はじめに
高尾山に行った際、薬王院で参拝していると、近くで柏手の音が聞こえました。
「神社と間違えてしまったのかな?」
これまでを振り返ってみると、お寺で柏手の音を聞くことがあります。お寺でもそうするものだと思っているのか、うっかり間違えてしまったのかはわかりませんが、久しぶりの参拝などで間違えやすい作法ではないかと思います。
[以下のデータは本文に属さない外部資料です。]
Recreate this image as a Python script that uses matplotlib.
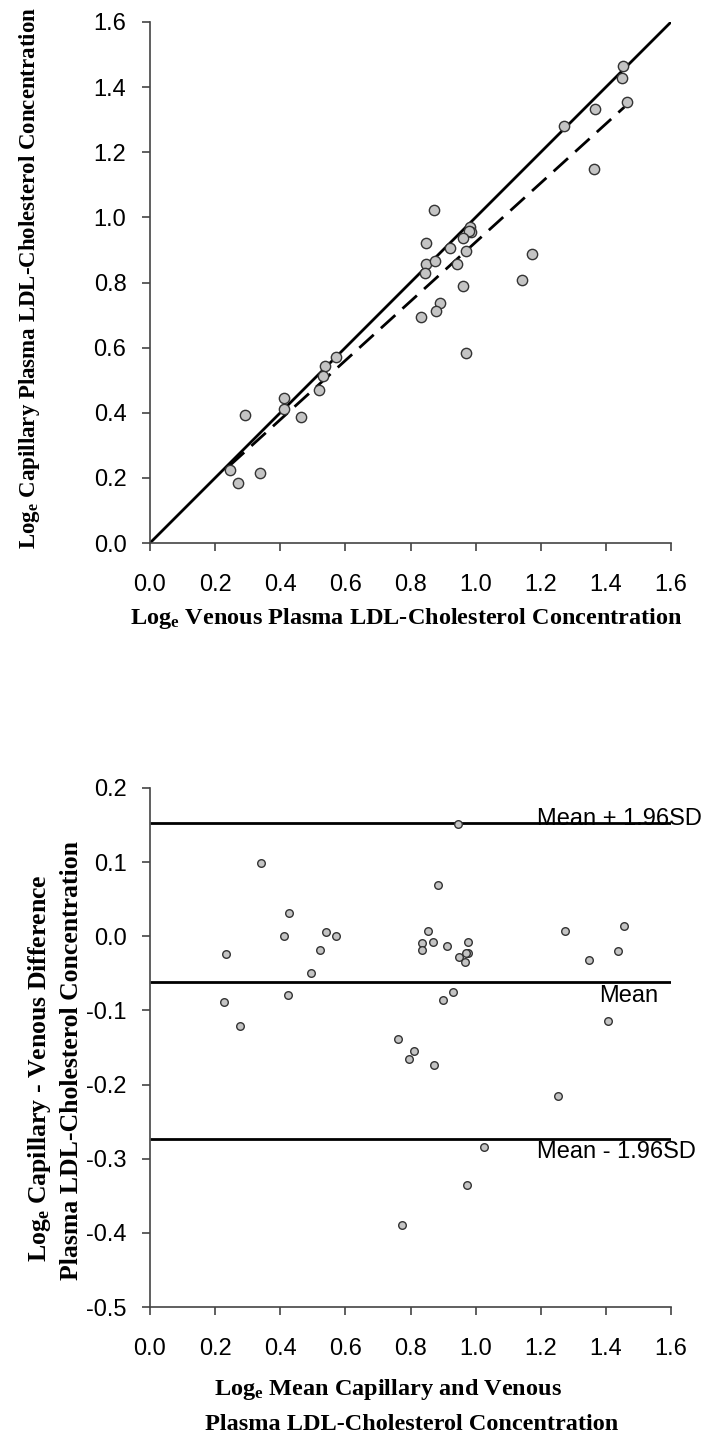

今回は、改めてお寺の参拝方法について整理してみることにしました。
参詣との違いについて
「参詣」と「参拝」は、どちらもお寺や神社を訪れる際に使われている言葉ですが、意味が異なります。
「参詣」は、神社仏閣を訪れること。
「参拝」は、神社仏閣を訪れた上で、神仏を拝む行為を指す。
例えば、観光でお寺を訪ねただけなら参詣、きちんとお参りをすれば参拝なのだそうです。
お寺の参拝方法
山門で一礼する
山門は、悟りの領域である仏殿への入り口。
- 身だしなみを整え、心を鎮めて一礼する ※この際、帽子は取ること
- 敷居は踏まず、(端を)またいで通る
- 左右の山門に仁王像が安置されている場合は、両像に手を合わせるとよい
- 参道は神社と違い、どこを通っても構わないとされている
手水舎で手と口を清める
基本的には神社と同じ。手水舎がない場合は、そのまま本堂前に進む。
【手順】
- 右手で柄杓を持って水をすくい、左手に水をかけて清める
- 柄杓を左手に持ち替えて、右手に水をかけて清める
- 右手に持ち替え、左手で水を受けて口をすすぐ(すすいだ水は吐き出す)
- そのまま左手をもう一度水で清める
- 最後に柄杓を立てて、残った水で柄杓の柄を清める
常香炉がある場合は、煙で体を清める
- 常香炉では、仏様にお香をお供えし、その煙を浴びて心身を清める
- 体の悪いところに煙をつけると、治るともいわれている
献灯・献香する
- 蝋燭や線香が用意されている場合は、献灯と献香を行う
- 蝋燭と線香を購入し、火をつけて燭台と香炉にそれぞれ捧げる
【注意点】
- お線香の火は口で吹いて消さず、手で仰いで消す
- 他の参拝者が灯した火は使わない
本堂に参る
手荷物を下ろす
- 参拝で礼をする際には、手荷物を持ったままではなく地面に置くようにする
お賽銭を入れる
- お寺でのお賽銭はお布施であり、欲や執着を捨てるための修行の一つ
- 金額に決まりはない
- 大きな音を立てたり、投げ入れたりしないよう注意して入れる
祈願する
- 鈴などがあれば3回鳴らし、軽く一礼をして手を合わせる
右手が仏様、左手が自分を表すとされる。
参拝は、仏様と一体化することができる機会。静かな気持ちでお祈りをする。
- ご利益祈願をした後、「南無○○○」と唱えたほうがよいとされている
この際、○○○の部分には祀られている本尊の名前が入る。
例)阿弥陀様なら南無阿弥陀仏、観音様なら南無観世音菩薩、
お釈迦様なら南無釈迦牟尼如来
- 手を合わせたまま、深くお辞儀をする
最後に一礼する
- 無事に参拝できたことに対して、感謝の一礼をする
山門を出る
- 山門から出る際、本堂に向かって合掌一礼する
- 納経したり、御朱印をいただいたりする場合は、参拝後に納経所に申し出る
おわりに
「お寺では柏手は打たない」といった知識は持っていても、細かい作法まで把握している方は意外と少ないのでしょうか。手順通りに手を合わせて参拝をすることで、日常から切り離され、静かに心を落ち着ける効果もあるかと思います。神社の参拝方法と混同せず、ぜひ正しい作法で参拝したいですね。